The next major hurdle for serverless is reliable and persistent distributed storage. Today when a serverless application is running at the data center that’s closest to you, a connection to the origin server must still be made to pull information from the database. Kenton’s goal is to change that. Cloudflare is working on storage at the edge using serverless technology. The broad concept is for most of a user’s database information to be stored in the data center nearest them, while remote databases can regularly communicate with each other, making all of a user’s data as close to them as possible without being stored on their own machine.
Traditionally speaking, code has always run in one of two places; a client browser, or on an origin server. Running code in the browser can be problematic for many reasons, not least of which is that you don’t always have control of the browser. On the other hand, code on your origin can often be difficult to update without breaking things. That’s why Cloudflare introduced Workers, a serverless solution that runs at the CDN layer between your origin server and the client’s browser.
Some of the solutions we’ve seen implemented are simple tasks, such as setting cache-control or CSP headers, or handling CORS. Additionally, the product is frequently used to set country based actions such as redirecting users to country-specific site variations or automatically translating pages to a visitor’s language. Workers can be leveraged to protect and cache private content too, including premium videos or images. And since Workers see both incoming requests and outbound responses, you can use a worker to monitor your responses for sensitive information and alert your teams accordingly.
A/B testing is another popular use for Workers, check the helpful code samples in our documentation.
Workers can alternatively house entire applications. One recent example is NPM completely removing their origin server and instead serving their entire site from a Worker with assets stored in a storage bucket.
We’ve been hearing a lot about serverless lately, but why would someone want to use it? Stephen Pinkerton explains that one of the primary reasons companies are moving towards serverless is because they want things to be “simple rather than complicated”. Focusing on Cloudflare Workers as the serverless platform, Pinkerton highlights the benefits an organization might enjoy by using a serverless platform for their applications.
In most circles, shipping an MVP is a pretty big ordeal.
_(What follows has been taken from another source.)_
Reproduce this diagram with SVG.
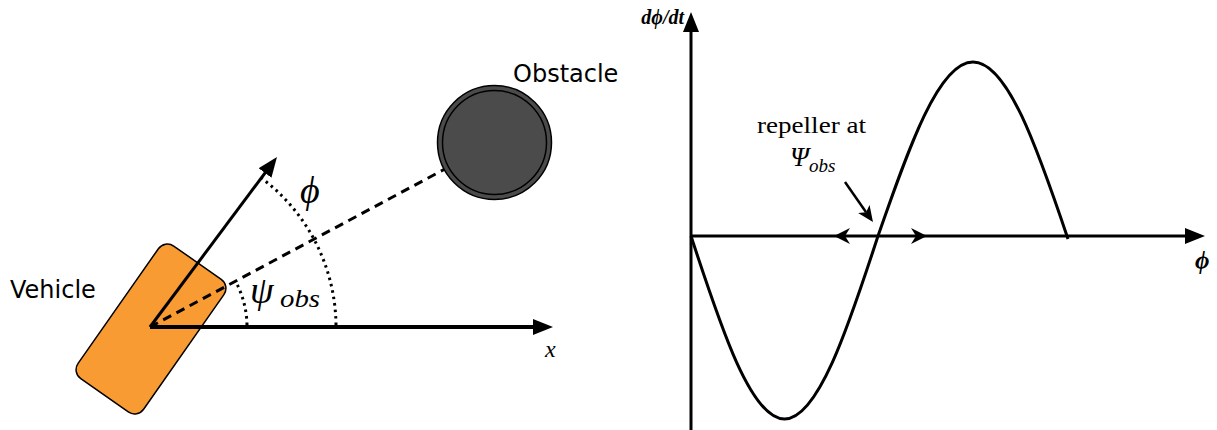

You need to write your application, spend money on servers to host it, manage all of the ops and deployment processes, and even then you still need to maintain it. Developers are increasingly moving towards serverless in an effort to eliminate these difficulties. Using serverless allows engineers to focus on their primary business and what adds value to their customers. There’s a diminished threat of being paged in the middle of the night to fix your infrastructure when it’s being handled by your serverless provider.
As with any infrastructure change, there are trade offs to consider when going serverless. You should be considering limitations like cold start and deployment times, cost, and how you plan to run your new serverless code alongside your more traditionally deployed projects. Many serverless providers still have long cold start times, deployed changes take a long time to get to all endpoints, and can be expensive to run. Cloudflare Workers takes a different approach to eliminate some of these trade offs. Instead of using NodeJS as our runtime for example, we use Service Workers, which can make cold start times as much as 400% faster than other serverless providers. If you’re experimenting with serverless for fun or at work, you should be sure to consider Workers for your next project.